# DATA SHOWN
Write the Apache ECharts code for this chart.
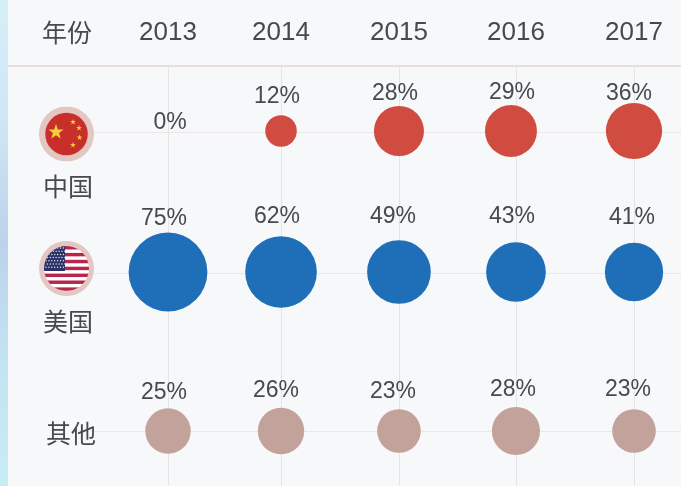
<!DOCTYPE html>
<html><head><meta charset="utf-8">
<style>html,body{margin:0;padding:0;background:#f7f8fa}#c{width:681px;height:486px}</style>
<script src="https://cdn.jsdelivr.net/npm/echarts@6/dist/echarts.min.js"></script>
</head><body><div id="c"></div>
<script>
const yearLabels = ['2013','2014','2015','2016','2017'];
const yearTicks = [2013, 2013.966, 2014.974, 2015.974, 2016.983];
const rowLabels = ['中国','美国','其他'];
const rowTicks = [1.9933, 1.0533, 0];
const china = [0, 12, 28, 29, 36];
const usa = [75, 62, 49, 43, 41];
const other = [25, 26, 23, 28, 23];
const headerLabel = '年份';

const chinaLabelShift = [[2,-8],[-4,-34],[-4,-37],[1,-38],[-5,-37]];
const usaLabelShift = [[-4,-53],[-4,-55],[-6,-55],[-4,-55],[-2,-54]];
const otherLabelShift = [[-4,-38],[-5,-40],[-6,-39],[-3,-41],[-6,-41]];
const chinaSizeScale = [1,1,1.04,1.06,1.03];
const chinaSymbolShift = [[0,-1],[0,-1],[0,-1],[-5,-1],[0,-1]];
const usaSymbolShift = [[0,-1],[0,-1],[0,-1],[0,-1],[0,-1]];

const font = '"Liberation Sans","Noto Sans CJK SC",sans-serif';
const ink = '#454a4e';
const FLAG_CN = 'data:image/svg+xml;utf8,' + encodeURIComponent(
 '<svg xmlns="http://www.w3.org/2000/svg" width="110" height="110" viewBox="0 0 110 110">'+
 '<circle cx="55" cy="55" r="55" fill="#e2c7c2"/><circle cx="55" cy="55" r="42.5" fill="#c82f2a"/>'+
 star(34,51,16)+star(68,31,6)+star(80,43,6)+star(81,62,6)+star(68,77,6)+'</svg>');
const FLAG_US = 'data:image/svg+xml;utf8,' + encodeURIComponent((function(){
 let s='<svg xmlns="http://www.w3.org/2000/svg" width="110" height="110" viewBox="0 0 110 110">'+
 '<defs><clipPath id="k"><circle cx="55" cy="55" r="45"/></clipPath></defs>'+
 '<circle cx="55" cy="55" r="55" fill="#e2c7c2"/><g clip-path="url(#k)"><rect x="0" y="0" width="110" height="110" fill="#fff"/>';
 for(let i=0;i<7;i++){s+='<rect x="0" y="'+(10+i*13.8)+'" width="110" height="6.9" fill="#b9264c"/>';}
 s+='<rect x="0" y="8" width="52" height="52" fill="#2b3268"/>';
 for(let r=0;r<7;r++){for(let c=0;c<7;c++){s+='<circle cx="'+(14+c*5.8+(r%2)*2.9)+'" cy="'+(14+r*6.4)+'" r="1.5" fill="#dfe0ee"/>';}}
 return s+'</g></svg>';
})());
function star(cx,cy,r){
 let p=[];
 for(let i=0;i<10;i++){const a=-Math.PI/2+i*Math.PI/5,q=i%2?r*0.4:r;p.push((cx+q*Math.cos(a)).toFixed(1)+','+(cy+q*Math.sin(a)).toFixed(1));}
 return '<polygon points="'+p.join(' ')+'" fill="#f4cf3b"/>';
}
function rowSeries(name, values, rowIdx, color, shifts, offsets, scale){
 return {
  name, type:'scatter', z:5,
  data: values.map((v,i)=>{
    const it={value:[yearTicks[i],rowTicks[rowIdx],v],symbolSize:9.1*Math.sqrt(v)*(scale?scale[i]:1),
      label:{offset:shifts[i]}};
    if(offsets)it.symbolOffset=offsets[i];
    return it;
  }),
  itemStyle:{color,opacity:1},
  label:{show:true,position:'inside',formatter:p=>p.value[2]+'%',color:ink,fontSize:23,fontFamily:font},
  emphasis:{disabled:true}
 };
}
function txt(t,x,y){return {type:'text',x,y,z:10,style:{text:t,fill:ink,font:'25px '+font,textAlign:'center',textVerticalAlign:'middle'}};}
const chart = echarts.init(document.getElementById('c'),null,{renderer:'canvas'});
chart.setOption({
 animation:false,
 backgroundColor:'#f7f8fa',
 grid:{left:94,right:0,top:66,bottom:0},
 xAxis:{type:'value',position:'top',min:2013-74/117,max:2013+513/117,
   axisLine:{show:false},axisTick:{show:false,customValues:yearTicks},
   axisLabel:{customValues:yearTicks,showMinLabel:true,showMaxLabel:true,margin:20,
     formatter:v=>yearLabels[yearTicks.findIndex(t=>Math.abs(t-v)<1e-6)]||'',
     color:ink,fontSize:26,fontFamily:font},
   splitLine:{show:true,lineStyle:{color:'#e7e4e4',width:1}}},
 yAxis:{type:'value',min:-55/150,max:2+65/150,
   axisLine:{show:false},axisTick:{show:false,customValues:rowTicks},
   axisLabel:{show:false,customValues:rowTicks},
   splitLine:{show:true,lineStyle:{color:'#ebe7e7',width:1}}},
 series:[
  rowSeries('中国',china,0,'#d14c40',chinaLabelShift,chinaSymbolShift,chinaSizeScale),
  rowSeries('美国',usa,1,'#1f6eb8',usaLabelShift,usaSymbolShift),
  rowSeries('其他',other,2,'#c3a29b',otherLabelShift)
 ],
 graphic:[
  {type:'rect',z:1,shape:{x:0,y:0,width:8,height:486},style:{fill:new echarts.graphic.LinearGradient(0,0,0,1,[
    {offset:0,color:'#d5eff8'},{offset:0.25,color:'#cfe6f4'},{offset:0.5,color:'#bcd2ea'},{offset:0.75,color:'#c3e4f2'},{offset:1,color:'#c8ecf4'}])}},
  {type:'rect',z:1,shape:{x:8,y:65,width:673,height:2},style:{fill:'#e8dfdd'}},
  {type:'image',z:9,style:{image:FLAG_CN,x:39,y:106.5,width:55,height:55}},
  {type:'image',z:9,style:{image:FLAG_US,x:39,y:241,width:55,height:55}},
  txt(headerLabel,67,35),
  txt(rowLabels[0],68,189),
  txt(rowLabels[1],68,324),
  txt(rowLabels[2],71,436)
 ]
});
</script></body></html>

# EXERCISE OBJECTIVE
Without any pictures, reproduce the lines from the first one in the material through the line that has "const headerLabel = '年份';", exactly as they appear.

# SOLUTION TO THE EXERCISE
Write the Apache ECharts code for this chart.
<!DOCTYPE html>
<html><head><meta charset="utf-8">
<style>html,body{margin:0;padding:0;background:#f7f8fa}#c{width:681px;height:486px}</style>
<script src="https://cdn.jsdelivr.net/npm/echarts@6/dist/echarts.min.js"></script>
</head><body><div id="c"></div>
<script>
const yearLabels = ['2013','2014','2015','2016','2017'];
const yearTicks = [2013, 2013.966, 2014.974, 2015.974, 2016.983];
const rowLabels = ['中国','美国','其他'];
const rowTicks = [1.9933, 1.0533, 0];
const china = [0, 12, 28, 29, 36];
const usa = [75, 62, 49, 43, 41];
const other = [25, 26, 23, 28, 23];
const headerLabel = '年份';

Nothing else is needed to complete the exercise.